### TASK DESCRIPTION
Up to and including the line with "import plotly.graph_objects as go", write out the listing from its first line, minus the pictures.

start MATERIAL PROVIDED

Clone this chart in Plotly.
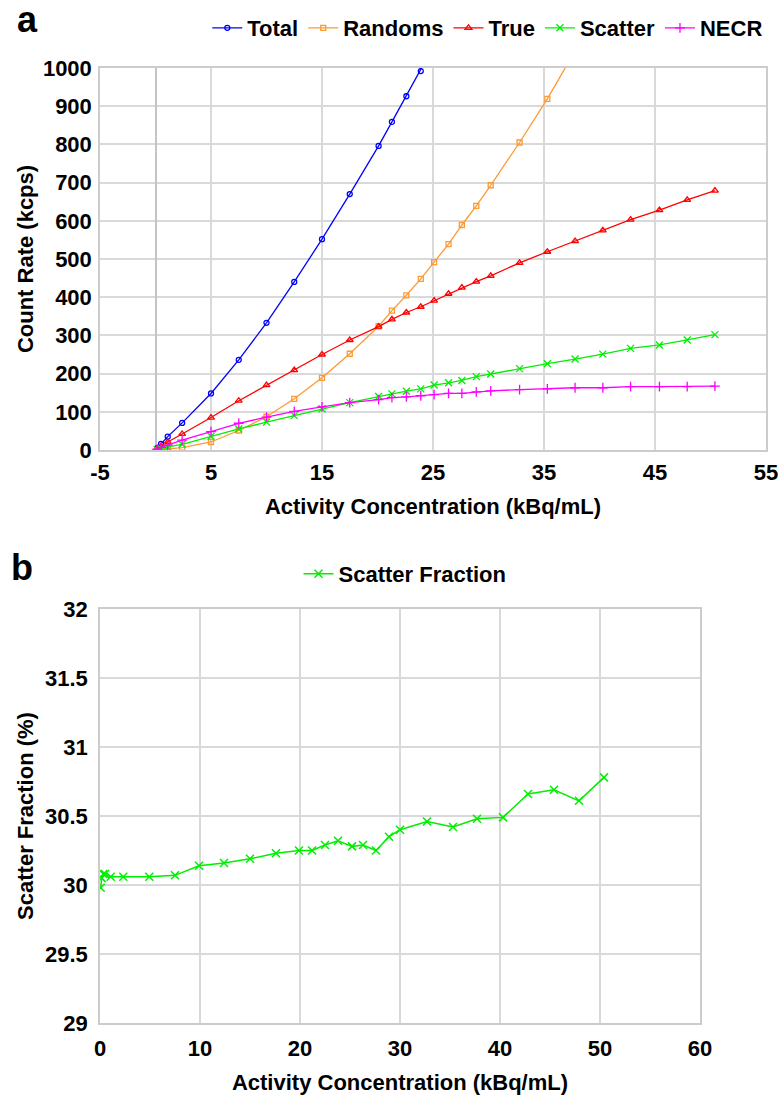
import plotly.graph_objects as go

# ---- Panel a data (kBq/mL vs kcps) ----
activity_a = [0.15, 0.5, 1.1, 2.4, 5.0, 7.5, 10.0, 12.5, 15.0, 17.5, 20.1, 21.3, 22.6, 23.9,
              25.1, 26.4, 27.6, 28.9, 30.2, 32.8, 35.3, 37.8, 40.3, 42.8, 45.4, 47.9, 50.4]
total = [5, 16, 35, 71, 148, 236, 333, 440, 552, 670, 796, 859, 926, 992, 1060]
randoms = [0, 1, 2, 6, 21, 51, 87, 134, 189, 252, 324, 365, 405, 448, 492, 539, 589, 639,
           693, 805, 919, 1045]
true_ = [3, 10, 21, 42, 85, 129, 170, 209, 250, 288, 323, 342, 360, 375, 391, 409, 425, 441,
         456, 490, 519, 547, 575, 603, 628, 655, 679]
scatter = [1, 4, 8, 15, 36, 55, 73, 90, 108, 124, 140, 147, 154, 160, 170, 176, 182, 192,
           199, 213, 226, 238, 251, 266, 275, 288, 302]
necr = [2, 7, 13, 26, 48, 70, 86, 101, 113, 124, 132, 137, 139, 142, 145, 148, 148, 152,
        155, 158, 160, 163, 163, 166, 166, 166, 167]
x_ticks_a = [-5, 5, 15, 25, 35, 45, 55]
x_ticklabels_a = ["-5", "5", "15", "25", "35", "45", "55"]

# ---- Panel b data (scatter fraction %) ----
activity_b = [0.07, 0.17, 0.33, 0.5, 1.07, 2.33, 4.93, 7.5, 9.9, 12.4, 15.0, 17.6, 19.9, 21.2,
              22.5, 23.8, 25.2, 26.3, 27.6, 28.9, 30.0, 32.7, 35.3, 37.7, 40.3, 42.8, 45.4,
              47.9, 50.4]
scatter_fraction = [29.98, 30.05, 30.08, 30.08, 30.06, 30.06, 30.06, 30.07, 30.14, 30.16,
                    30.19, 30.23, 30.25, 30.25, 30.29, 30.32, 30.28, 30.29, 30.25, 30.35,
                    30.40, 30.46, 30.42, 30.48, 30.49, 30.66, 30.69, 30.61, 30.78]

FONT = "Liberation Sans"
grid = "#d9d9d9"

fig = go.Figure()

series = [
    ("Total", total, "#0000ff", "circle-open", 5),
    ("Randoms", randoms, "#ff9933", "square-open", 5),
    ("True", true_, "#ff0000", "triangle-up-open", 6),
    ("Scatter", scatter, "#00ee00", "x-thin-open", 7),
    ("NECR", necr, "#ff00ff", "cross-thin-open", 7),
]
for name, vals, col, sym, sz in series:
    fig.add_trace(go.Scatter(
        x=activity_a[:len(vals)], y=vals, name=name, mode="lines+markers",
        line=dict(color=col, width=1.3),
        marker=dict(symbol=sym, size=sz, color=col, line=dict(color=col, width=1.3)),
        xaxis="x", yaxis="y", legend="legend", cliponaxis=True,
    ))

fig.add_trace(go.Scatter(
    x=activity_b, y=scatter_fraction, name="Scatter Fraction", mode="lines+markers",
    line=dict(color="#00ee00", width=1.5),
    marker=dict(symbol="x-thin-open", size=8, color="#00ee00", line=dict(color="#00ee00", width=1.5)),
    xaxis="x2", yaxis="y2", legend="legend2",
))

tickfont = dict(family=FONT, size=22, color="black", weight="bold")
titlefont = dict(family=FONT, size=22, color="black", weight="bold")

axis_common = dict(showgrid=True, gridcolor=grid, gridwidth=1.5, showline=True,
                   linecolor="#cccccc", linewidth=1.5, mirror=True, ticks="",
                   tickfont=tickfont, fixedrange=True)

W, H = 780, 1097
fig.update_layout(
    width=W, height=H,
    margin=dict(l=0, r=0, t=0, b=0, autoexpand=False),
    paper_bgcolor="white", plot_bgcolor="white",
    showlegend=True,
    xaxis=dict(domain=[100 / W, 766 / W], range=[-5, 55],
               tickmode="array", tickvals=x_ticks_a, ticktext=x_ticklabels_a,
               zeroline=True, zerolinecolor="#c4c4c4", zerolinewidth=1.5,
               ticklabelstandoff=2,
               title=dict(text="Activity Concentration (kBq/mL)", font=titlefont, standoff=14),
               anchor="y", **axis_common),
    yaxis=dict(domain=[1 - 450 / H, 1 - 68 / H], range=[0, 1000], dtick=100,
               zeroline=False, ticklabelstandoff=2,
               title=dict(text="Count Rate (kcps)", font=titlefont, standoff=3),
               anchor="x", **axis_common),
    xaxis2=dict(domain=[100 / W, 700 / W], range=[0, 60], dtick=10,
                zeroline=False, ticklabelstandoff=5,
                title=dict(text="Activity Concentration (kBq/mL)", font=titlefont, standoff=14),
                anchor="y2", **axis_common),
    yaxis2=dict(domain=[1 - 1023 / H, 1 - 609 / H], range=[29, 32], dtick=0.5,
                zeroline=False, ticklabelstandoff=6,
                title=dict(text="Scatter Fraction (%)", font=titlefont, standoff=5),
                anchor="x2", **axis_common),
    legend=dict(orientation="h", x=0.985, xanchor="right", y=1 - 28 / H, yanchor="middle",
                font=dict(family=FONT, size=22, color="black", weight="bold"),
                itemwidth=30, tracegroupgap=0, bgcolor="rgba(0,0,0,0)"),
    legend2=dict(orientation="h", x=405 / W, xanchor="center", y=1 - 574 / H, yanchor="middle",
                 font=dict(family=FONT, size=22, color="black", weight="bold"),
                 itemwidth=30, bgcolor="rgba(0,0,0,0)"),
    annotations=[
        dict(text="a", x=27 / W, y=1 - 42 / H, xref="paper", yref="paper", xanchor="center",
             yanchor="bottom", showarrow=False,
             font=dict(family=FONT, size=36, color="black", weight="bold")),
        dict(text="b", x=22 / W, y=1 - 567 / H, xref="paper", yref="paper", xanchor="center",
             yanchor="middle", showarrow=False,
             font=dict(family=FONT, size=36, color="black", weight="bold")),
    ],
)

fig.write_html("out.html")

end MATERIAL PROVIDED

### FINAL RESULT
Clone this chart in Plotly.
import plotly.graph_objects as go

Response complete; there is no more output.